Do you think you’re going to see Lee Corso and Brent Mussburger and Todd Blackledge doing a College Cheer Leading Game Day show on Saturday morning before the big jump and holler competition of the week? Do you think you’ll see Erin Andrews on the sidelines interviewing cheer leading coaches before the game? At halftime? Will there be halftime shows? Will the school bands play?

Will the AP and ESPN and USA Today pick the top 25 cheer leading squads every week. Will they pick a cheer leader of the week? Will we see an All American cheer leader team at the end of the season? Will the NFL draft the best and prettiest cheer leaders from colleges each year to join the ranks of the sideline sex symbols professional football teams field?

If a cheer leading squad wins 10 or 12 cheer leading competitions what difference would it make? Will we see post season bowl games between conference cheer leading champions? How much money will an undefeated cheer leading team bring into university coffers? Will we see cheer leader booster clubs and cheer leader alumni associations?

True, cheer leading requires physical strength, agility, coordination, endurance, athleticism and lots of training. So does operating a crane or a back hoe or a jack hammer. And true, some (but not all) high school and collegiate cheer leading squads belong to clubs that compete with bunches of other schools in hard-fought, jump-and-holler, give 110 percent, make your school proud, show lots of leg, cheer leading competitions. Some years back even boys and young men got involved in cheer leading. Now male cheer leaders get to jump and holler and perform slick gymnastic moves with the girls. Some guys even get to hold girls above their heads with one hand. And put the girls on their shoulders and toss them into the air.

But cheer leading’s function always has been to “lead cheers” (ergo their name, “cheer leaders”) and support the other real athletic teams at their school.
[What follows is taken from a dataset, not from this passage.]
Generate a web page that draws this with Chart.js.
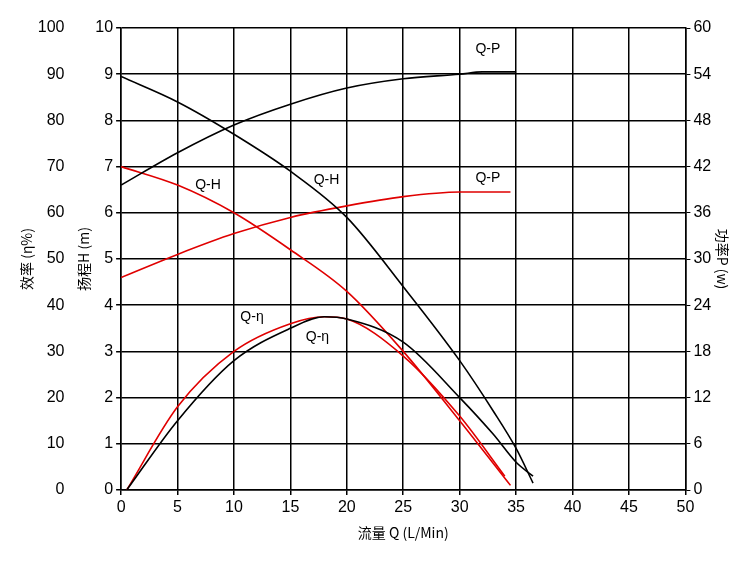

To stand on the sidelines at football games and court side at basketball games and wave pompoms and wear short skirts and jump around in some well-orchestrated gymnastic moves (programs, they call them) during time outs, do cartwheels and make lots of noise when their team scores. They are supposed to run on the field or the court after the game, hug or glad-hand the real athletes (the ones the fans pay to see)–to congratulate them when they win or to console them when they lose.

To say that cheer leading squads that gather to compete with other cheer leading squads and see who can perform their jumps and hollers and kicks and back flips and splits and build pyramids with the most coordination and precision without falling down should get Title IX money from the feds and be called a team sport is laughable.

For one reason, cheer leading teams do not always field the best athletes. The sorority girls with the richest parents and the cutest smiles and the hardest bodies and the most bubbly, albeit fake, personalities usually get chosen over girls who may not have the whitest teeth or the smoothest complexions but are more athletic and deserving.  More often it’s the best looking ones who “make” the cheer leading squads. Every real athletic team coach, however, wants to (needs to) field the very best athletes. I’d like to know if any collegiate cheer leading squad out there fields even one non-sorotity-slash-fraternity cheer leader.

In addition, high schools and universities place such diverse priorities on cheer leading that cheer leading standards would be impossible to develop, agree upon or enforce.

For now this federal judge has put the kibosh on cheer leading becoming an official sport. Thank goodness.

Let’s hope this dog lies down and goes to sleep. We love the jumping and hollering and the tenuous pyramids and the short skirts and the cheers and the white teeth. Cheerleaders all do a great job and they’re very good at what they do. They are fun to watch – on the sidelines, as window dressing. Not the main attraction.